Sun Sep 13 10:05:58 CEST 2009

Hello John, others,

[I removed public-iri at w3.org, because this is no longer directly 
relevant to IRIs.]

On 2009/09/12 22:15, John C Klensin wrote:
> Martin,
>
> First of all, please understand that I'm much more agnostic on
> this issue than I think you assume.  I'm trying to reflect what
> I believe I've been told by the WG and by various other
> communities on the subject but, if the WG says "change it", I
> will do so as editor and lose very little sleep about the
> subject.

Okay, got it.

> I'll let Dave and Stuart address the API and eventual migration
> to pure UTF-8 issues.

I'd definitely like to hear from them re. API issues.
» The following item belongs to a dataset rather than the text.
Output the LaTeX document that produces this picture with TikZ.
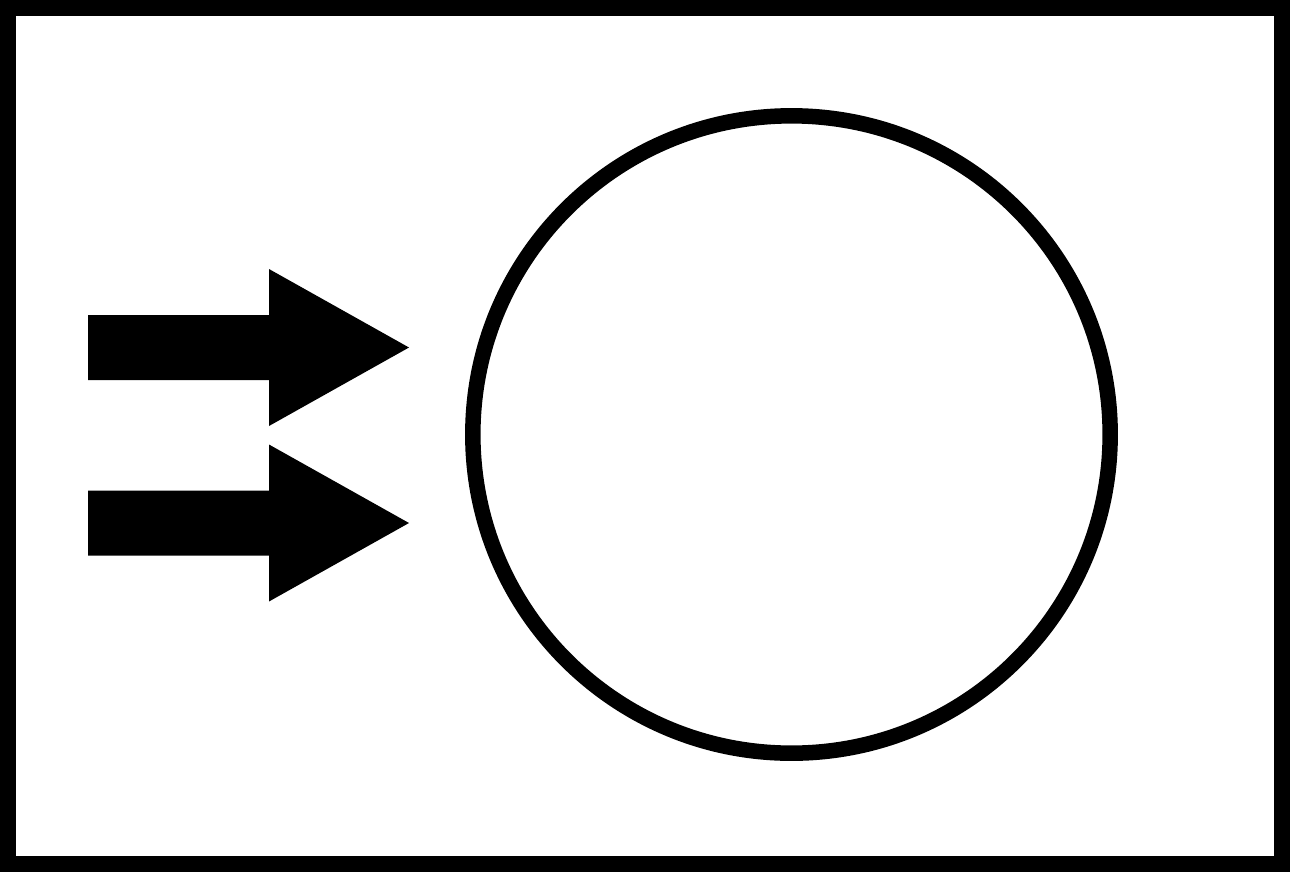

As for 'eventual migration to pure UTF-8', if you mean that something 
like an IDN-2015 or so could move to UTF-8 in IDN (I'm not using IDNA 
here because the A expresses the fact that Internationalization is 
limited to the application), then as somebody who has advocated that 
already in the past millennium, I'm pleased to hear that such ideas have 
resurfaced. But I think it would be much more appropriate to put 
something in a Security Section or Rationale saying "In the case of a 
future move of IDNs to direct encoding in UTF-8, some labels that can 
currently be expressed in at most 63 bytes in punycode won't be handled 
anymore because they will take more than 63 bytes in UTF-8."

> I've been told that the ability to
> convert to length-value form (with a six-bit length) _before_
> Punycode conversion (or in an IDNA-unaware, "octets only"
> implementation) is critical for the DNS community and for some
> security-related applications which store DNS-based identifiers
> in that form.

As I said in a previous mail, I doubt the former, and think that the 
later ("octets only") case is irrelevant. If it were security-relevant, 
then that would also apply to IDNA 2003, wouldn't it. This would mean 
that what essentially happened was that the security folks messed up a 
hard-fought property of IDNA 2003 and punycode. I hope that's not the case.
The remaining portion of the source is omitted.